Edwards urged community members to cooperate with law enforcement by speaking up if they know something about a crime. It was a strong message that helped officers solve more of the city’s violent crime cases, said Troy Finner, executive assistant chief of the Houston Police Department.
“It may not be your family member that’s the victim of a homicide today … but [Edwards] pushed a message that if you don’t say anything, it could be your family member tomorrow,” Finner said. “She was not afraid to point out when the police were wrong and not afraid to point out when the community needed some improvement.”
More Biden than Warren
Now running in a crowded primary to unseat Texas’ Republican Sen. John Cornyn, who is expected to sail through his own primary, Edwards largely campaigns on her ability to improve Texans’ access to health care while touting her boots-on-the-ground leadership in the wake of Hurricane Harvey. Should she win, Edwards would be the first African American Texan to serve in the U.S. Senate.
Recent polls show large numbers of Texas voters are still undecided about the 12-way race, and only 4% say Edwards is their first-choice candidate. During the most recent fundraising period, Edwards brought in $250,000, including a $35,000 loan to herself, putting her in fourth place among the other contenders.The primary election is March 3, and early voting begins Feb. 18.
Edwards’ proposals are moderate compared with those of some of her primary competitors — but she said they stand the best chance in a Republican-controlled Senate.
When she jumped into the race in July, Cornyn’s campaign manager called Edwards “a true progressive with a record that would make Elizabeth Warren jealous.” At a recent Texas Tribune event, Edwards said she admires Warren and even worked with her on health care policy at Harvard Law, but she dismissed the notion that all their policies are the same. She also publicly agreed with an assessment that politically, she’s more of a Joe Biden than an Elizabeth Warren.
Edwards, whose father died from cancer when she was a teenager and whose mother has cancer now, supports building on the Affordable Care Act and protecting a public option for Texans who want it. But she does not support Warren’s and Bernie Sanders’ more progressive pitches for “Medicare for All.”
And while Edwards has been personally affected by gun violence, her approach to prevention is similarly grounded in what she thinks is the best solution with the most realistic shot at passage.
In previous media interviews throughout the campaign, Edwards has been restrained in how she talks about gun reform, making it clear that she's against mandatory buybacks while expressing a preference for other "restrictions." When pressed by The Texas Tribune, Edwards said she does support voluntary buybacks and a ban on new sales of assault weapons.
Edwards, however, would rather talk about her support of universal background checks, a ban on high-capacity magazines, and “red flag” laws.

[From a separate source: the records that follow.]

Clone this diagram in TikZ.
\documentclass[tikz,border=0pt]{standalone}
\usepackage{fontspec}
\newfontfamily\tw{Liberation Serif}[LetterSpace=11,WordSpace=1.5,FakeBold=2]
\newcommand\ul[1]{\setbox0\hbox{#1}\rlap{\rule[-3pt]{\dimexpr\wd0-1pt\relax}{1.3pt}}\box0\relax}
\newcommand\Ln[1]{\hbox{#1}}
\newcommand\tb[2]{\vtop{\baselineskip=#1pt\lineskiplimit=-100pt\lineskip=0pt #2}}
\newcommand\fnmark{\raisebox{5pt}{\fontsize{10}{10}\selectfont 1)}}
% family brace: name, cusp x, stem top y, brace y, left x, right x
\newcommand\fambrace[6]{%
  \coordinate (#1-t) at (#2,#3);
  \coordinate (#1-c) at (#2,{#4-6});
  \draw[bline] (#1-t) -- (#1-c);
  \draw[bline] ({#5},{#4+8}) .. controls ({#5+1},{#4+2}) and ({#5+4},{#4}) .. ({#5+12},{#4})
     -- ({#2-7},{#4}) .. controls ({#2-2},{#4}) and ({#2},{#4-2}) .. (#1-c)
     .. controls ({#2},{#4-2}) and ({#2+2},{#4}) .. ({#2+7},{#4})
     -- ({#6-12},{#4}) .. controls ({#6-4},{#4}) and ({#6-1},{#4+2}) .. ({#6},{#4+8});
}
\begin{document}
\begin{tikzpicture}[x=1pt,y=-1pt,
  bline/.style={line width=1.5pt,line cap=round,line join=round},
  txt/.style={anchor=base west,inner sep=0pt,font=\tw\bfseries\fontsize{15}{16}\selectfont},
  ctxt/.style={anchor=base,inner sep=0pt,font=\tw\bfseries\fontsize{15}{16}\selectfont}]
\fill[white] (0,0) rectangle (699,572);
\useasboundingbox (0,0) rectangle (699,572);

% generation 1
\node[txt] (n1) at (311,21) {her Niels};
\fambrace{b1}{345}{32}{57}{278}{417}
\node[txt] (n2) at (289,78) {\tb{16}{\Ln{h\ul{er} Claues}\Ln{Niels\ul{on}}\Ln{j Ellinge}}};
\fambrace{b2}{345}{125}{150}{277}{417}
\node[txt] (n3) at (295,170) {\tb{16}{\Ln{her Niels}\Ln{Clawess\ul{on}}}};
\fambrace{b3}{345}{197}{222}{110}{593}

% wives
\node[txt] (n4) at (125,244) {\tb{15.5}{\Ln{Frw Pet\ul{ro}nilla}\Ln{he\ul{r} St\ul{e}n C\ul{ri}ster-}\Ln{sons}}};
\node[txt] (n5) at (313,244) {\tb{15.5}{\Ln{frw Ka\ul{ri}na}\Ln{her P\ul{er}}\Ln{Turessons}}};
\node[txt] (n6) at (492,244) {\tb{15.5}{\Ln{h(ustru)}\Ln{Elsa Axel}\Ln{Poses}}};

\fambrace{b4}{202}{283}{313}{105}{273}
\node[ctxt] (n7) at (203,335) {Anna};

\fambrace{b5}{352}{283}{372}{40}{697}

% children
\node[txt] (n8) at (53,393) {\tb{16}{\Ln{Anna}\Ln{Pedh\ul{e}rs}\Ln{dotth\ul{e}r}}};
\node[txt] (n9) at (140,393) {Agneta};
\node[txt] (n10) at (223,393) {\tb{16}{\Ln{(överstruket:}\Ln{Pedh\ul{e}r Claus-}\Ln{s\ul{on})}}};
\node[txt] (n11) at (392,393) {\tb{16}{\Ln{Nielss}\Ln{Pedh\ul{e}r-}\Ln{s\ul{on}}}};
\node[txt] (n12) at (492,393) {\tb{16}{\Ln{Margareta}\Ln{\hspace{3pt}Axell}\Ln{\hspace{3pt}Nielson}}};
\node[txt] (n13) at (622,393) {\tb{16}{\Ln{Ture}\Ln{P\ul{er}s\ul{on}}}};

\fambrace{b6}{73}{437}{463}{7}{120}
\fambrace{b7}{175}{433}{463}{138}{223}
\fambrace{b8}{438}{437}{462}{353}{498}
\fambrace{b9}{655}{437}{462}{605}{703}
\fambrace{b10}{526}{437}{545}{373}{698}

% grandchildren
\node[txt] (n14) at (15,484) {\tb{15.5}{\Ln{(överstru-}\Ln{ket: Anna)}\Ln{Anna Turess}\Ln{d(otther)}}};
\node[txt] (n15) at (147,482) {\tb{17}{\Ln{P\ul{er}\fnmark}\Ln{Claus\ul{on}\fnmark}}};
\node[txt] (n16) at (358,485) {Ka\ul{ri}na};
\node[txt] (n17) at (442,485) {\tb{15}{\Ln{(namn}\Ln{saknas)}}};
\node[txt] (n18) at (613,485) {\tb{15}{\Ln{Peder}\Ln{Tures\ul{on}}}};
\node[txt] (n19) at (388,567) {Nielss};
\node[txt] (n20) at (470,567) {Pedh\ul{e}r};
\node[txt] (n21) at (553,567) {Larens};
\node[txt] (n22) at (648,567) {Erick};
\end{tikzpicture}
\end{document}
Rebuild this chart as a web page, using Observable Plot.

She said it's important for Texas' next U.S. senator to pursue policies that have consensus among Democrats and Republicans alike.
Among the other Democrats vying to unseat Cornyn, at least two contenders — Chris Bell and Cristina Tzintzún Ramirez — have fully aligned themselves with O’Rourke on mandatory buybacks. Meanwhile, MJ Hegar has rejected the former El Paso congressman’s stance.
Some gun violence prevention advocates in Texas echo Edwards’ pragmatism. Enacting red flag laws and universal background checks are Texas Gun Sense’s top policy priorities, said Gyl Switzer, the group’s executive director. Edwards supports both of those policies.
“We try to be ruthlessly practical about what’s a good fit for Texas, and at this point, mandatory buybacks are not a thing that we feel like could work,” Switzer said. “In Texas, probably more than in other states, we have to carve out things that would save lives and are significant but are not nonstarters.”
Although Edwards has mostly tucked away what happened to Reggie, 30 years later, she is still haunted by the memory of seeing where he died.
“I just remember my cousin, Reggie’s sister, saying, ‘This is where his body was laying,’” Edwards said. “I remember that very well. Today, I could take you to the same street and show you what she showed me. Some of those things you are never going to forget.”